From an operating model perspective, platform engineering owns reusable infrastructure patterns, security baselines, and deployment orchestration. Product engineering owns service behavior and tenant-aware application design. Site reliability or cloud operations teams own observability, incident response, capacity planning, and disaster recovery testing. Governance functions define policy, audit evidence requirements, and cost accountability. This division of responsibility reduces ambiguity and improves execution maturity.
For executive teams, the key recommendation is to invest in architecture decisions that improve both control and speed. In finance SaaS, the strongest competitive advantage is not simply feature velocity. It is the ability to onboard regulated customers faster, recover from incidents with less disruption, scale through reporting peaks, and demonstrate governance maturity during procurement and audit cycles. Multi-tenant infrastructure planning should therefore be treated as a strategic business capability, not a background engineering task.
Executive recommendations for infrastructure modernization
First, define a formal tenant segmentation model tied to risk, scale, and compliance requirements. Second, standardize platform engineering workflows for provisioning, deployment, backup, and policy enforcement. Third, design resilience around finance-specific business events rather than generic uptime targets. Fourth, build tenant-aware observability and cost attribution before scale makes visibility difficult.

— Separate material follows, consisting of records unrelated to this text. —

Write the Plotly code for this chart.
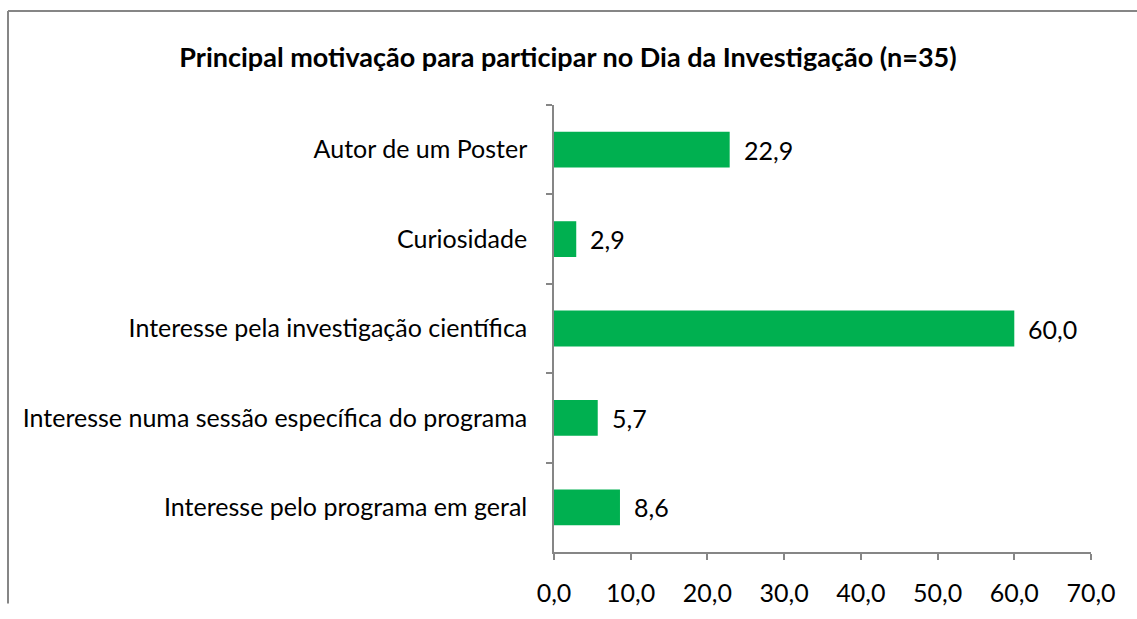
import plotly.graph_objects as go

# dados do gráfico
categorias = [
    "Autor de um Poster",
    "Curiosidade",
    "Interesse pela investigação científica",
    "Interesse numa sessão específica do programa",
    "Interesse pelo programa em geral",
]
percentagens = [22.9, 2.9, 60.0, 5.7, 8.6]
x_ticks = [0, 10, 20, 30, 40, 50, 60, 70]
titulo = "Principal motivação para participar no Dia da Investigação (n=35)"

W, H = 1137, 619
L, R, T, B = 554, 46, 105, 53
pw, ph = W - L - R, H - T - B

def px_x(p):
    return (p - L) / pw

def px_y(p):
    return (H - B - p) / ph

cinza = "#868686"

fig = go.Figure(go.Bar(
    x=percentagens, y=categorias, orientation="h",
    marker=dict(color="#00B050", line=dict(width=0)),
    width=0.4,
))

for c, v in zip(categorias, percentagens):
    fig.add_annotation(x=v, y=c, text=f"{v:.1f}".replace(".", ","),
                       xanchor="left", showarrow=False, xshift=12,
                       font=dict(size=25, color="black"))

# moldura (linhas de cima e da esquerda)
fig.add_shape(type="line", xref="paper", yref="paper",
              x0=px_x(8), x1=px_x(W), y0=px_y(8), y1=px_y(8),
              line=dict(color=cinza, width=2))
fig.add_shape(type="line", xref="paper", yref="paper",
              x0=px_x(8), x1=px_x(8), y0=px_y(8), y1=px_y(H),
              line=dict(color=cinza, width=2))

fig.update_layout(
    width=W, height=H,
    margin=dict(l=L, r=R, t=T, b=B),
    paper_bgcolor="white", plot_bgcolor="white",
    font=dict(family="Lato", size=25, color="black"),
    separators=",.",
    showlegend=False,
    title=dict(text="<b>" + titulo + "</b>", x=568 / W, xref="container",
               xanchor="center", y=1 - 58 / H, yanchor="middle",
               font=dict(size=27, family="Lato")),
    xaxis=dict(range=[0, 70], tickvals=x_ticks, tickformat=".1f",
               showgrid=False, zeroline=False,
               showline=True, linecolor=cinza, linewidth=1.5,
               ticks="outside", ticklen=6, tickcolor=cinza, tickwidth=1.5,
               ticklabelstandoff=12),
    yaxis=dict(autorange="reversed", showgrid=False, zeroline=False,
               showline=True, linecolor=cinza, linewidth=1.5,
               ticks="outside", ticklen=6, tickcolor=cinza, tickwidth=1.5,
               tickson="boundaries", ticklabelstandoff=20),
)

# tirar a margem do body para a figura ocupar a janela toda
js = ("document.body.style.margin='0';"
      "document.body.style.overflow='hidden';"
      "document.documentElement.style.overflow='hidden';")
fig.write_html("out.html", post_script=js, config={"displayModeBar": False})
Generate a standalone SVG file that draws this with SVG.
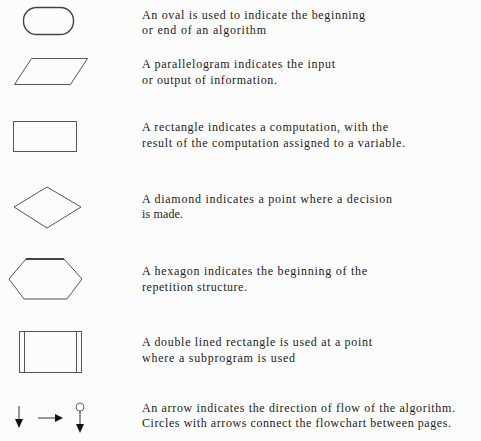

Finally, test disaster recovery and rollback procedures at the tenant and service level, not only at the platform level.
Organizations that follow this path typically reduce deployment friction, improve recovery confidence, and create a more credible enterprise cloud operating model for finance customers. They also position themselves for stronger cloud transformation outcomes, including better cloud cost governance, more reliable SaaS operations, and a scalable foundation for future cloud-native modernization.